• _WHAT THE TASK ASKS_
Among the entries below, one stretch runs from the line that contains "Output the web" through the line that contains "['-15,0%', '-10,0%', '-5,0%', '0,0%', '5,0%', '10,0%', '15,0%'];". Repeat that stretch exactly, ends included, and only that.

--- START OF DATA PROVIDED ---

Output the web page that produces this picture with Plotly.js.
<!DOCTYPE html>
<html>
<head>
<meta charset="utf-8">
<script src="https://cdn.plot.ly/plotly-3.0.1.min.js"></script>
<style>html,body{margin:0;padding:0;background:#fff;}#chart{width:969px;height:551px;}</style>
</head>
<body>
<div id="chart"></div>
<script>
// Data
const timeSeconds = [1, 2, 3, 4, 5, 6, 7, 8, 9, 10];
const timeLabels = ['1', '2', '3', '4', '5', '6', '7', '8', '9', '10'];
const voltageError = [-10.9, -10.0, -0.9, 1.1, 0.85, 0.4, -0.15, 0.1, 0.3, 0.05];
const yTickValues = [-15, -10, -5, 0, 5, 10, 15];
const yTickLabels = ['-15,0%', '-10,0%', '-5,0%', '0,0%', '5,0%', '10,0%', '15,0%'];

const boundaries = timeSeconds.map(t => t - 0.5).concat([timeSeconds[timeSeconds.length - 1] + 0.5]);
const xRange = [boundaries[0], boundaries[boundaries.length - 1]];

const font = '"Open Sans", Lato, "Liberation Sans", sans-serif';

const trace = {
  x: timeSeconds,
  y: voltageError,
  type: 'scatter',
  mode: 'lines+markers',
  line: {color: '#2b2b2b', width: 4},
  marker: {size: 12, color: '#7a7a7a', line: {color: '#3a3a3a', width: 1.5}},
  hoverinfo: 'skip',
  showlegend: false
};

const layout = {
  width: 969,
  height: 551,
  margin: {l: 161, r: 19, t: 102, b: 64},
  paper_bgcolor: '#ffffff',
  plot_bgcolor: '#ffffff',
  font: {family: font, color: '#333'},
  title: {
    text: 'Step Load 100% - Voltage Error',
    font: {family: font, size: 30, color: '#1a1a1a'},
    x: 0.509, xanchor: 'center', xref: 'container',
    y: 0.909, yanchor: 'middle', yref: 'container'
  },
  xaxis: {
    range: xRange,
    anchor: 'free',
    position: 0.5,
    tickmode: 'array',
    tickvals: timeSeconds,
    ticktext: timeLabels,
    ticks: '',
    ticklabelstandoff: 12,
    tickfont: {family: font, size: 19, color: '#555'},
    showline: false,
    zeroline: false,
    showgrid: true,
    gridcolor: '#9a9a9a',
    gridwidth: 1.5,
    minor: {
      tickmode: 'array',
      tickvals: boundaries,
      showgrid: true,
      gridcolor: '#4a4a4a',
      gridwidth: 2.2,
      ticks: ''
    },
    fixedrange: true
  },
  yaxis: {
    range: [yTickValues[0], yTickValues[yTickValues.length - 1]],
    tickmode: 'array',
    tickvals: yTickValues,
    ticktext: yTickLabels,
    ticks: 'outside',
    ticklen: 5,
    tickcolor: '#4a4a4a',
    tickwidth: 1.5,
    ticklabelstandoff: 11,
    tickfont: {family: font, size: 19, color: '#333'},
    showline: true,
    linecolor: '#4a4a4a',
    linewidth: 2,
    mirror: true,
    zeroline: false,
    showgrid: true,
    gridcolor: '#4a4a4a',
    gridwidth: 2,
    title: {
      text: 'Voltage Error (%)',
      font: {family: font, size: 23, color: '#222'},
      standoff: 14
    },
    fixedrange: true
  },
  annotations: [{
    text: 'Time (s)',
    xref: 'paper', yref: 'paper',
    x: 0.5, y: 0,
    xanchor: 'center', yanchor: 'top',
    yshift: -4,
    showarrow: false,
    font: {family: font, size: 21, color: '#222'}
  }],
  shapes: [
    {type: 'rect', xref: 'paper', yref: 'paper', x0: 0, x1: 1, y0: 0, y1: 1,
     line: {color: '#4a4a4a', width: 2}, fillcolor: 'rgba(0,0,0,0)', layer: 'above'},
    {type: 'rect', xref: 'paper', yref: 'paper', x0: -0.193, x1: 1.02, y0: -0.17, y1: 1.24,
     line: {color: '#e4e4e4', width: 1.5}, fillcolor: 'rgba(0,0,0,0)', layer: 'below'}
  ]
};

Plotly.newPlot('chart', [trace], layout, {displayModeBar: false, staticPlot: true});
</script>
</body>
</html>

--- END OF DATA PROVIDED ---
--- START OF DATA PROVIDED ---

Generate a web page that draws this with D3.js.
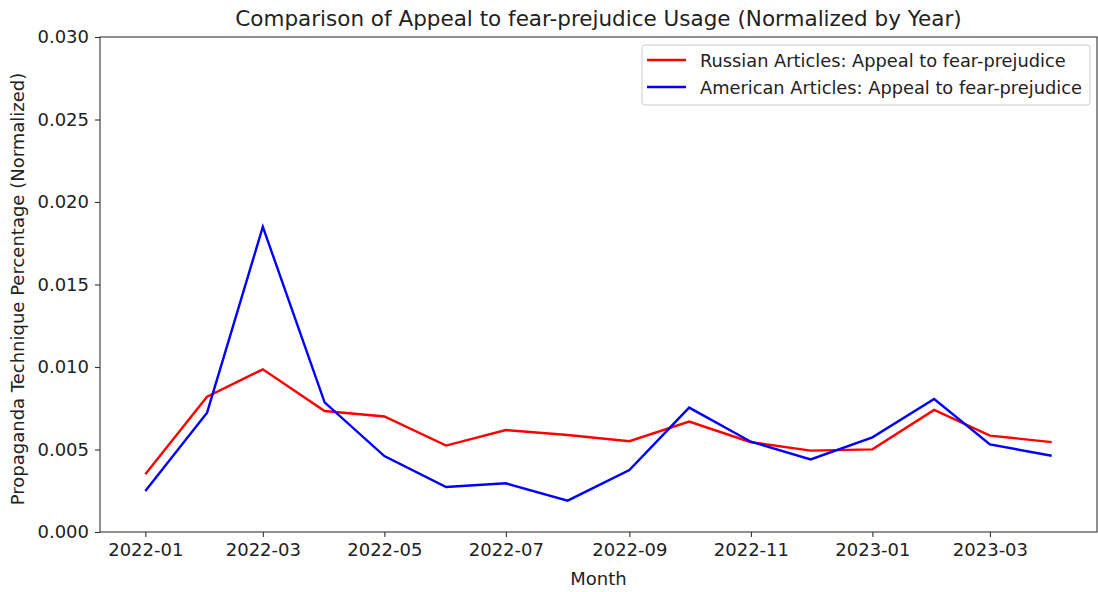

--- END OF DATA PROVIDED ---

• _RESULT OF THE EXERCISE_
Output the web page that produces this picture with Plotly.js.
<!DOCTYPE html>
<html>
<head>
<meta charset="utf-8">
<script src="https://cdn.plot.ly/plotly-3.0.1.min.js"></script>
<style>html,body{margin:0;padding:0;background:#fff;}#chart{width:969px;height:551px;}</style>
</head>
<body>
<div id="chart"></div>
<script>
// Data
const timeSeconds = [1, 2, 3, 4, 5, 6, 7, 8, 9, 10];
const timeLabels = ['1', '2', '3', '4', '5', '6', '7', '8', '9', '10'];
const voltageError = [-10.9, -10.0, -0.9, 1.1, 0.85, 0.4, -0.15, 0.1, 0.3, 0.05];
const yTickValues = [-15, -10, -5, 0, 5, 10, 15];
const yTickLabels = ['-15,0%', '-10,0%', '-5,0%', '0,0%', '5,0%', '10,0%', '15,0%'];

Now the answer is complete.